> **WORK TO DO**
Give an exact copy of every line, leaving images out.
START
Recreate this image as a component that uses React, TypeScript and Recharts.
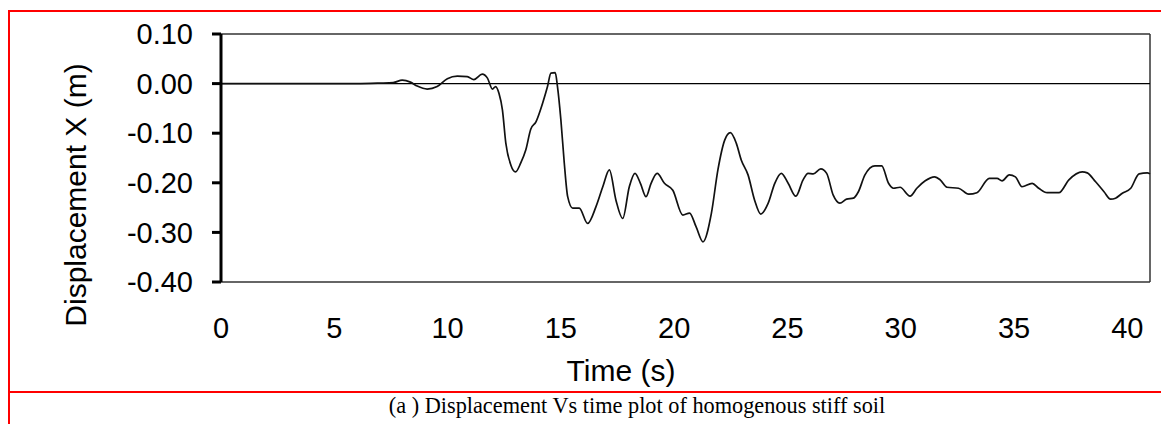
import React from "react";
import {
  LineChart,
  Line,
  XAxis,
  YAxis,
  ReferenceLine,
} from "recharts";

// time (s) and displacement X (m)
const times = [
  0, 2, 4, 6, 7, 7.6, 8.0, 8.36, 8.66, 9.1, 9.54, 9.99, 10.43, 10.87, 11.16,
  11.53, 11.76, 11.98, 12.12, 12.27, 12.42, 12.57, 12.79, 13.0, 13.23, 13.45,
  13.67, 13.9, 14.19, 14.41, 14.56, 14.75, 14.85, 15.0, 15.15, 15.3, 15.52,
  15.81, 16.18, 16.55, 16.85, 17.14, 17.43, 17.73, 18.02, 18.27, 18.51, 18.76,
  18.98, 19.25, 19.57, 19.94, 20.38, 20.68, 20.97, 21.27, 21.64, 21.93, 22.23,
  22.48, 22.74, 22.96, 23.26, 23.55, 23.82, 24.15, 24.44, 24.73, 25.03, 25.37,
  25.69, 25.91, 26.14, 26.47, 26.73, 27.02, 27.31, 27.61, 27.91, 28.13, 28.42,
  28.86, 29.16, 29.46, 29.68, 29.97, 30.41, 30.71, 31.08, 31.49, 31.74, 32.04,
  32.55, 33.0, 33.36, 33.91, 34.25, 34.47, 34.79, 35.06, 35.35, 35.8, 36.09,
  36.46, 36.98, 37.42, 38.01, 38.23, 38.6, 38.97, 39.26, 39.48, 39.78, 40.15,
  40.52, 40.88, 41.0,
];

const displacement = [
  0, 0, 0, 0, 0.001, 0.002, 0.007, 0.003, -0.005, -0.011, -0.006, 0.01, 0.015,
  0.014, 0.008, 0.019, 0.011, -0.011, -0.006, -0.02, -0.053, -0.12, -0.164,
  -0.178, -0.16, -0.134, -0.092, -0.077, -0.04, -0.006, 0.021, 0.022, -0.006,
  -0.073, -0.16, -0.228, -0.251, -0.251, -0.282, -0.248, -0.208, -0.174,
  -0.235, -0.272, -0.208, -0.181, -0.201, -0.228, -0.201, -0.181, -0.201,
  -0.215, -0.265, -0.261, -0.289, -0.319, -0.262, -0.174, -0.114, -0.099,
  -0.12, -0.154, -0.184, -0.235, -0.263, -0.241, -0.201, -0.181, -0.201,
  -0.227, -0.194, -0.181, -0.182, -0.172, -0.181, -0.225, -0.241, -0.233,
  -0.231, -0.218, -0.184, -0.166, -0.166, -0.201, -0.211, -0.209, -0.227,
  -0.211, -0.196, -0.188, -0.194, -0.209, -0.211, -0.223, -0.22, -0.191,
  -0.191, -0.196, -0.184, -0.188, -0.208, -0.201, -0.211, -0.22, -0.22,
  -0.194, -0.178, -0.18, -0.198, -0.218, -0.233, -0.231, -0.221, -0.211,
  -0.182, -0.18, -0.182,
];

const xTicks = [0, 5, 10, 15, 20, 25, 30, 35, 40];
const yTicks = [0.1, 0, -0.1, -0.2, -0.3, -0.4];

const data = times.map((t, i) => ({ t, d: displacement[i] }));

const sans = "'Liberation Sans', Arial, sans-serif";
const borderColor = "#333";

export default function App() {
  return (
    <div
      style={{
        position: "relative",
        width: 1161,
        height: 416,
        overflow: "hidden",
        background: "#fff",
      }}
    >
      {/* red frame around figure */}
      <div
        style={{
          position: "absolute",
          left: 0,
          top: 2,
          width: 1200,
          height: 379,
          border: "2px solid red",
          borderRight: "none",
        }}
      />
      <div
        style={{
          position: "absolute",
          left: 0,
          top: 385,
          width: 2,
          height: 40,
          background: "red",
        }}
      />

      <div style={{ position: "absolute", left: 0, top: 0 }}>
        <LineChart
          width={1161}
          height={380}
          data={data}
          margin={{ top: 26, right: 19, left: 113, bottom: 46 }}
        >
          <XAxis
            dataKey="t"
            type="number"
            domain={[0, 41]}
            ticks={xTicks}
            tickLine={false}
            tickSize={0}
            tickMargin={35}
            height={60}
            axisLine={{ stroke: borderColor, strokeWidth: 1.5 }}
            tick={{ fill: "#000", fontSize: 29, fontFamily: sans }}
            label={{
              content: () => (
                <text
                  x={613}
                  y={362}
                  textAnchor="middle"
                  dominantBaseline="central"
                  fontSize={30}
                  fontFamily={sans}
                  fill="#000"
                >
                  Time (s)
                </text>
              ),
            }}
          />
          <YAxis
            type="number"
            domain={[-0.4, 0.1]}
            ticks={yTicks}
            width={100}
            tickSize={9}
            tickMargin={19}
            interval={0}
            tickFormatter={(v: number) => v.toFixed(2)}
            axisLine={{ stroke: "#000", strokeWidth: 3 }}
            tickLine={{ stroke: "#000", strokeWidth: 3 }}
            tick={{ fill: "#000", fontSize: 29, fontFamily: sans }}
            label={{
              content: () => (
                <text
                  x={67}
                  y={187}
                  transform="rotate(-90 67 187)"
                  textAnchor="middle"
                  dominantBaseline="central"
                  fontSize={30}
                  fontFamily={sans}
                  fill="#000"
                >
                  Displacement X (m)
                </text>
              ),
            }}
          />
          <ReferenceLine y={0.1} stroke={borderColor} strokeWidth={1.5} />
          <ReferenceLine x={41} stroke={borderColor} strokeWidth={1.5} />
          <ReferenceLine y={0} stroke="#000" strokeWidth={1.2} />
          <Line
            type="monotone"
            dataKey="d"
            stroke="#111"
            strokeWidth={1.7}
            dot={false}
            isAnimationActive={false}
          />
        </LineChart>
      </div>

      <div
        style={{
          position: "absolute",
          left: 629,
          top: 398,
          transform: "translate(-50%, -50%)",
          whiteSpace: "nowrap",
          fontFamily: "'Liberation Serif', 'Times New Roman', serif",
          fontSize: 22.3,
          color: "#000",
        }}
      >
        (a ) Displacement Vs time plot of homogenous stiff soil
      </div>
    </div>
  );
}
END
> **WRITTEN RESPONSE**
Recreate this image as a component that uses React, TypeScript and Recharts.
import React from "react";
import {
  LineChart,
  Line,
  XAxis,
  YAxis,
  ReferenceLine,
} from "recharts";

// time (s) and displacement X (m)
const times = [
  0, 2, 4, 6, 7, 7.6, 8.0, 8.36, 8.66, 9.1, 9.54, 9.99, 10.43, 10.87, 11.16,
  11.53, 11.76, 11.98, 12.12, 12.27, 12.42, 12.57, 12.79, 13.0, 13.23, 13.45,
  13.67, 13.9, 14.19, 14.41, 14.56, 14.75, 14.85, 15.0, 15.15, 15.3, 15.52,
  15.81, 16.18, 16.55, 16.85, 17.14, 17.43, 17.73, 18.02, 18.27, 18.51, 18.76,
  18.98, 19.25, 19.57, 19.94, 20.38, 20.68, 20.97, 21.27, 21.64, 21.93, 22.23,
  22.48, 22.74, 22.96, 23.26, 23.55, 23.82, 24.15, 24.44, 24.73, 25.03, 25.37,
  25.69, 25.91, 26.14, 26.47, 26.73, 27.02, 27.31, 27.61, 27.91, 28.13, 28.42,
  28.86, 29.16, 29.46, 29.68, 29.97, 30.41, 30.71, 31.08, 31.49, 31.74, 32.04,
  32.55, 33.0, 33.36, 33.91, 34.25, 34.47, 34.79, 35.06, 35.35, 35.8, 36.09,
  36.46, 36.98, 37.42, 38.01, 38.23, 38.6, 38.97, 39.26, 39.48, 39.78, 40.15,
  40.52, 40.88, 41.0,
];

const displacement = [
  0, 0, 0, 0, 0.001, 0.002, 0.007, 0.003, -0.005, -0.011, -0.006, 0.01, 0.015,
  0.014, 0.008, 0.019, 0.011, -0.011, -0.006, -0.02, -0.053, -0.12, -0.164,
  -0.178, -0.16, -0.134, -0.092, -0.077, -0.04, -0.006, 0.021, 0.022, -0.006,
  -0.073, -0.16, -0.228, -0.251, -0.251, -0.282, -0.248, -0.208, -0.174,
  -0.235, -0.272, -0.208, -0.181, -0.201, -0.228, -0.201, -0.181, -0.201,
  -0.215, -0.265, -0.261, -0.289, -0.319, -0.262, -0.174, -0.114, -0.099,
  -0.12, -0.154, -0.184, -0.235, -0.263, -0.241, -0.201, -0.181, -0.201,
  -0.227, -0.194, -0.181, -0.182, -0.172, -0.181, -0.225, -0.241, -0.233,
  -0.231, -0.218, -0.184, -0.166, -0.166, -0.201, -0.211, -0.209, -0.227,
  -0.211, -0.196, -0.188, -0.194, -0.209, -0.211, -0.223, -0.22, -0.191,
  -0.191, -0.196, -0.184, -0.188, -0.208, -0.201, -0.211, -0.22, -0.22,
  -0.194, -0.178, -0.18, -0.198, -0.218, -0.233, -0.231, -0.221, -0.211,
  -0.182, -0.18, -0.182,
];

const xTicks = [0, 5, 10, 15, 20, 25, 30, 35, 40];
const yTicks = [0.1, 0, -0.1, -0.2, -0.3, -0.4];

const data = times.map((t, i) => ({ t, d: displacement[i] }));

const sans = "'Liberation Sans', Arial, sans-serif";
const borderColor = "#333";

export default function App() {
  return (
    <div
      style={{
        position: "relative",
        width: 1161,
        height: 416,
        overflow: "hidden",
        background: "#fff",
      }}
    >
      {/* red frame around figure */}
      <div
        style={{
          position: "absolute",
          left: 0,
          top: 2,
          width: 1200,
          height: 379,
          border: "2px solid red",
          borderRight: "none",
        }}
      />
      <div
        style={{
          position: "absolute",
          left: 0,
          top: 385,
          width: 2,
          height: 40,
          background: "red",
        }}
      />

      <div style={{ position: "absolute", left: 0, top: 0 }}>
        <LineChart
          width={1161}
          height={380}
          data={data}
          margin={{ top: 26, right: 19, left: 113, bottom: 46 }}
        >
          <XAxis
            dataKey="t"
            type="number"
            domain={[0, 41]}
            ticks={xTicks}
            tickLine={false}
            tickSize={0}
            tickMargin={35}
            height={60}
            axisLine={{ stroke: borderColor, strokeWidth: 1.5 }}
            tick={{ fill: "#000", fontSize: 29, fontFamily: sans }}
            label={{
              content: () => (
                <text
                  x={613}
                  y={362}
                  textAnchor="middle"
                  dominantBaseline="central"
                  fontSize={30}
                  fontFamily={sans}
                  fill="#000"
                >
                  Time (s)
                </text>
              ),
            }}
          />
          <YAxis
            type="number"
            domain={[-0.4, 0.1]}
            ticks={yTicks}
            width={100}
            tickSize={9}
            tickMargin={19}
            interval={0}
            tickFormatter={(v: number) => v.toFixed(2)}
            axisLine={{ stroke: "#000", strokeWidth: 3 }}
            tickLine={{ stroke: "#000", strokeWidth: 3 }}
            tick={{ fill: "#000", fontSize: 29, fontFamily: sans }}
            label={{
              content: () => (
                <text
                  x={67}
                  y={187}
                  transform="rotate(-90 67 187)"
                  textAnchor="middle"
                  dominantBaseline="central"
                  fontSize={30}
                  fontFamily={sans}
                  fill="#000"
                >
                  Displacement X (m)
                </text>
              ),
            }}
          />
          <ReferenceLine y={0.1} stroke={borderColor} strokeWidth={1.5} />
          <ReferenceLine x={41} stroke={borderColor} strokeWidth={1.5} />
          <ReferenceLine y={0} stroke="#000" strokeWidth={1.2} />
          <Line
            type="monotone"
            dataKey="d"
            stroke="#111"
            strokeWidth={1.7}
            dot={false}
            isAnimationActive={false}
          />
        </LineChart>
      </div>

      <div
        style={{
          position: "absolute",
          left: 629,
          top: 398,
          transform: "translate(-50%, -50%)",
          whiteSpace: "nowrap",
          fontFamily: "'Liberation Serif', 'Times New Roman', serif",
          fontSize: 22.3,
          color: "#000",
        }}
      >
        (a ) Displacement Vs time plot of homogenous stiff soil
      </div>
    </div>
  );
}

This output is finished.